■ **TASK TO COMPLETE**
Return, exactly as written, every line from the first line of the data below through the line that contains "const FONT = 'Noto".

■ **DATA BLOCK**
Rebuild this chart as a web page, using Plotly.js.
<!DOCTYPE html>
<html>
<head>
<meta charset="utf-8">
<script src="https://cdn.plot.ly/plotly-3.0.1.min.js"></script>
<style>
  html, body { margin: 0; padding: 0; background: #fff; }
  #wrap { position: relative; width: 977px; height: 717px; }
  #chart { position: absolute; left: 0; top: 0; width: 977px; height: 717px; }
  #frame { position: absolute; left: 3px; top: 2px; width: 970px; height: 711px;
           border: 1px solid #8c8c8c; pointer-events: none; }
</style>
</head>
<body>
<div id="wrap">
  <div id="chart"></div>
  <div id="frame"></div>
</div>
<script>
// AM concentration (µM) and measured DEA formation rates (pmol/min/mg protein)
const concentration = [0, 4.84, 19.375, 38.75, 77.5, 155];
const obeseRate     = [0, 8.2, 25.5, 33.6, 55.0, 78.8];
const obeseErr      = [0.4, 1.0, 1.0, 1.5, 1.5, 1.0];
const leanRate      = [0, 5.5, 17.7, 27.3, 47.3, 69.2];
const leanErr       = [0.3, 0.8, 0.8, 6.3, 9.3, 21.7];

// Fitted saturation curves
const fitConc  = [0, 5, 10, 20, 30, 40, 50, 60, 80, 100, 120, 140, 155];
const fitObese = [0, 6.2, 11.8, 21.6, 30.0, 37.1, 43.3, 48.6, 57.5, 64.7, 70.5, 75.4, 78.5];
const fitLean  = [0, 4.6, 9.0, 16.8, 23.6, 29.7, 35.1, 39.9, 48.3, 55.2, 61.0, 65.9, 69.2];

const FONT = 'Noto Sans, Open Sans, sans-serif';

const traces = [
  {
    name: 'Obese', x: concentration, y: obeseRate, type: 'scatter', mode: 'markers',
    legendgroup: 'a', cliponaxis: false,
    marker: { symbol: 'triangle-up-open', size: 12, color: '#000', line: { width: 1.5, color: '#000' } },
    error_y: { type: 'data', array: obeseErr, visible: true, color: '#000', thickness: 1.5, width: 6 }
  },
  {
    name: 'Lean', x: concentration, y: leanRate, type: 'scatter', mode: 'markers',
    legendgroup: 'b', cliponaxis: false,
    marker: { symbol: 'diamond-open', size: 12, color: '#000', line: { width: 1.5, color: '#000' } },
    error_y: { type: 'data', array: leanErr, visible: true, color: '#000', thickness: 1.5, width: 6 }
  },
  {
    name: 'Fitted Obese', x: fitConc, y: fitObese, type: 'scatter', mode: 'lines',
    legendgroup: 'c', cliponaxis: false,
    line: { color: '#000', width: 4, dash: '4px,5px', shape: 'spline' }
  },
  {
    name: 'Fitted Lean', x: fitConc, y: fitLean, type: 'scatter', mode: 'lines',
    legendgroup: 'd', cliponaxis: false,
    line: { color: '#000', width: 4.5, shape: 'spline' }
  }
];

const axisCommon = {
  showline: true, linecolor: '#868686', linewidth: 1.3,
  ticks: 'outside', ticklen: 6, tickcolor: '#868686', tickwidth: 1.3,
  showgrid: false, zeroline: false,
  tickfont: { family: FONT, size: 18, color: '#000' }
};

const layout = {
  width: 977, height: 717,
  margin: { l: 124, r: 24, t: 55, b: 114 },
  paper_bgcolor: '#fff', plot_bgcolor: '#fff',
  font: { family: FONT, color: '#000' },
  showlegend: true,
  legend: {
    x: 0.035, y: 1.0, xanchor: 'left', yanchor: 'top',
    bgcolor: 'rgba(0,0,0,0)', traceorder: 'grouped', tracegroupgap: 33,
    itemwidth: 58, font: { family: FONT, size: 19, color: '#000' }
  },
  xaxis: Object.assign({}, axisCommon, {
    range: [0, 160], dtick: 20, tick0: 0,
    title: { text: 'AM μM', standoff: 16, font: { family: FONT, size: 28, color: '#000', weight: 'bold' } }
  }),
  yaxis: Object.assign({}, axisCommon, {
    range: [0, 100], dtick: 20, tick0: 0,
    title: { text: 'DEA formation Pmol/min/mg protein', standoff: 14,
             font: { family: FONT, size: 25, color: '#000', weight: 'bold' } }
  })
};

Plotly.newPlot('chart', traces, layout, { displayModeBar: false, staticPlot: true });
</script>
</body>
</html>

■ **RESPONSE BELOW**
Rebuild this chart as a web page, using Plotly.js.
<!DOCTYPE html>
<html>
<head>
<meta charset="utf-8">
<script src="https://cdn.plot.ly/plotly-3.0.1.min.js"></script>
<style>
  html, body { margin: 0; padding: 0; background: #fff; }
  #wrap { position: relative; width: 977px; height: 717px; }
  #chart { position: absolute; left: 0; top: 0; width: 977px; height: 717px; }
  #frame { position: absolute; left: 3px; top: 2px; width: 970px; height: 711px;
           border: 1px solid #8c8c8c; pointer-events: none; }
</style>
</head>
<body>
<div id="wrap">
  <div id="chart"></div>
  <div id="frame"></div>
</div>
<script>
// AM concentration (µM) and measured DEA formation rates (pmol/min/mg protein)
const concentration = [0, 4.84, 19.375, 38.75, 77.5, 155];
const obeseRate     = [0, 8.2, 25.5, 33.6, 55.0, 78.8];
const obeseErr      = [0.4, 1.0, 1.0, 1.5, 1.5, 1.0];
const leanRate      = [0, 5.5, 17.7, 27.3, 47.3, 69.2];
const leanErr       = [0.3, 0.8, 0.8, 6.3, 9.3, 21.7];

// Fitted saturation curves
const fitConc  = [0, 5, 10, 20, 30, 40, 50, 60, 80, 100, 120, 140, 155];
const fitObese = [0, 6.2, 11.8, 21.6, 30.0, 37.1, 43.3, 48.6, 57.5, 64.7, 70.5, 75.4, 78.5];
const fitLean  = [0, 4.6, 9.0, 16.8, 23.6, 29.7, 35.1, 39.9, 48.3, 55.2, 61.0, 65.9, 69.2];

const FONT = 'Noto Sans, Open Sans, sans-serif';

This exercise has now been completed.